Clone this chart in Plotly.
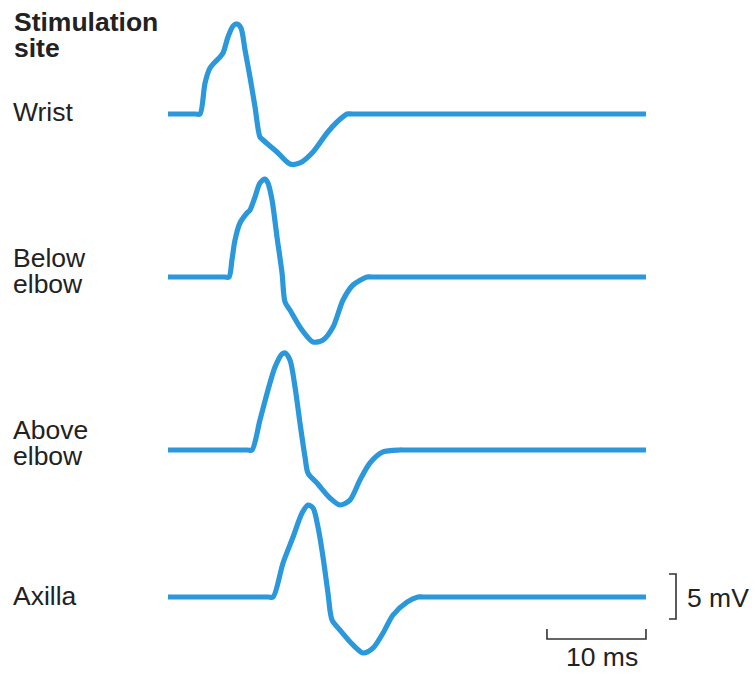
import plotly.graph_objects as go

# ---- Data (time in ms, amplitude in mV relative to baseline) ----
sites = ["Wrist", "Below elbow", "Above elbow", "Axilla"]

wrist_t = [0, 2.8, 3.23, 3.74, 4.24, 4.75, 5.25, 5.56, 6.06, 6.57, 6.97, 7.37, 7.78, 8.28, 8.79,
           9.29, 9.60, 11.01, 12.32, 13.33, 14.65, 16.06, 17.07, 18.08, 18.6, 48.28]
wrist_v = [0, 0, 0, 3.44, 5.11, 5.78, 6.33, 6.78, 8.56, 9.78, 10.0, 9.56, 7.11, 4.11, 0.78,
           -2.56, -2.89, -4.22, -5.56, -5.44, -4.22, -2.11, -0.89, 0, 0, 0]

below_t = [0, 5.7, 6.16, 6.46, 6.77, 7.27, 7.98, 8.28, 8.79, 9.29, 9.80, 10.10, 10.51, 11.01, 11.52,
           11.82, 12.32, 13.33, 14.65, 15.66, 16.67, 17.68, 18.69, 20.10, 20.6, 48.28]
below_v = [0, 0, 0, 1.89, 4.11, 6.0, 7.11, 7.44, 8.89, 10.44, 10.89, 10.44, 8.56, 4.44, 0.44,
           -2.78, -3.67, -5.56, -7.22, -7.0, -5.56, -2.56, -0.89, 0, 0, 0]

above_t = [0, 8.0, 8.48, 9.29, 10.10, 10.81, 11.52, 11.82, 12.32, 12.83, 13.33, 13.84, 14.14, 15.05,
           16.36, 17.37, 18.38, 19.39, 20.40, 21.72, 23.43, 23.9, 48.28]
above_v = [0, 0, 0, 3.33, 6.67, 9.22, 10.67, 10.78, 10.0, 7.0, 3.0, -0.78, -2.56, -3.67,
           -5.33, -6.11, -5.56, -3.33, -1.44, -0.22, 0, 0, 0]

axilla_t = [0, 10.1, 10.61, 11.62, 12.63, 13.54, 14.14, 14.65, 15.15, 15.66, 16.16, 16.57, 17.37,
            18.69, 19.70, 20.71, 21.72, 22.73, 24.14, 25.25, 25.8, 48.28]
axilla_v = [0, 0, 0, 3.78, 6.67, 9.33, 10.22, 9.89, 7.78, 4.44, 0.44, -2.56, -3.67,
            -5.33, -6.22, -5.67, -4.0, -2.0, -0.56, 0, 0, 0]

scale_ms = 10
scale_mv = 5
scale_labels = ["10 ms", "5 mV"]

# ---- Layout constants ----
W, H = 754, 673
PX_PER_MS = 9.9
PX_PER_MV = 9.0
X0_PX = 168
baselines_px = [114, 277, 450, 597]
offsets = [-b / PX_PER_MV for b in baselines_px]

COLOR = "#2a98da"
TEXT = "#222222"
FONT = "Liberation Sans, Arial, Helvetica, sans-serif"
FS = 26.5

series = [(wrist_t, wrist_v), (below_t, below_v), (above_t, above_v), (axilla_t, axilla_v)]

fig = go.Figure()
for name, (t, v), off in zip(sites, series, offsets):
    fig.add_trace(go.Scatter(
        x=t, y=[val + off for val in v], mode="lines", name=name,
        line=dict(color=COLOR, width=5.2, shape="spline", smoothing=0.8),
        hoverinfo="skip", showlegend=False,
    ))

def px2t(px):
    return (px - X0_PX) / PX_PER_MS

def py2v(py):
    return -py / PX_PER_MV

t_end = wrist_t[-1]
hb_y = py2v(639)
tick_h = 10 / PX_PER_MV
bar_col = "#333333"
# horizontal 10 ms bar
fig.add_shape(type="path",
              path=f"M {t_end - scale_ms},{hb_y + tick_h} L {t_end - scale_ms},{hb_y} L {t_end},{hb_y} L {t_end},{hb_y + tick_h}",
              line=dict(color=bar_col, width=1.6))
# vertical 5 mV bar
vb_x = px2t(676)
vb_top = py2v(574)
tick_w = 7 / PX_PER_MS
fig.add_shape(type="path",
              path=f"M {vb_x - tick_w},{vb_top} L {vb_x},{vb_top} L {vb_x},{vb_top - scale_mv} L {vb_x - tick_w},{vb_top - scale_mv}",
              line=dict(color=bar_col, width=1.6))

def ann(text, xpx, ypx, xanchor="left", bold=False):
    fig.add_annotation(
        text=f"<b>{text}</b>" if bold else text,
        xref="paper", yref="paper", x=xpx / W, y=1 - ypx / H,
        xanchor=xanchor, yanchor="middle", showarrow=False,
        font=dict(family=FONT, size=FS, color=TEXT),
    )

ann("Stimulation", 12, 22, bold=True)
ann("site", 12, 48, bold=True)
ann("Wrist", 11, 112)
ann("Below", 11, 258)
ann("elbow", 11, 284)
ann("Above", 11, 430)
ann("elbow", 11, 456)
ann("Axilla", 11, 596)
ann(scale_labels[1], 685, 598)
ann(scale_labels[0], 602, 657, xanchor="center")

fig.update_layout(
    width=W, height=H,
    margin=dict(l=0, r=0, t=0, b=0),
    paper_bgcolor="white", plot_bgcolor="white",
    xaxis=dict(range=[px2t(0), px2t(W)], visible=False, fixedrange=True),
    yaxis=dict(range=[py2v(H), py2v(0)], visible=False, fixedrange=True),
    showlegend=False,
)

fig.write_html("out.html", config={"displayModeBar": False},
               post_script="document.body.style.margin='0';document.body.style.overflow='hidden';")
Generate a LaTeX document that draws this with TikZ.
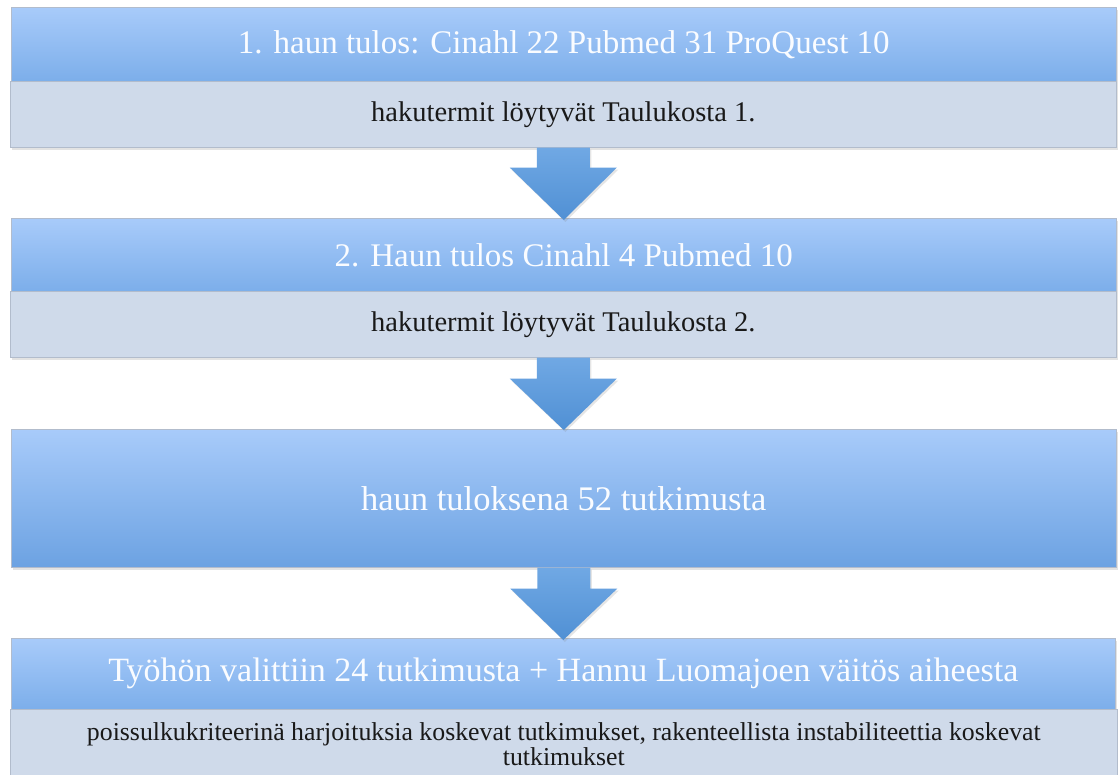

----------

_GOAL_.
All lines above containing the string "this" are to be collected.

_CORRECT OUTPUT_.
Clone this chart in Plotly.
Generate a LaTeX document that draws this with TikZ.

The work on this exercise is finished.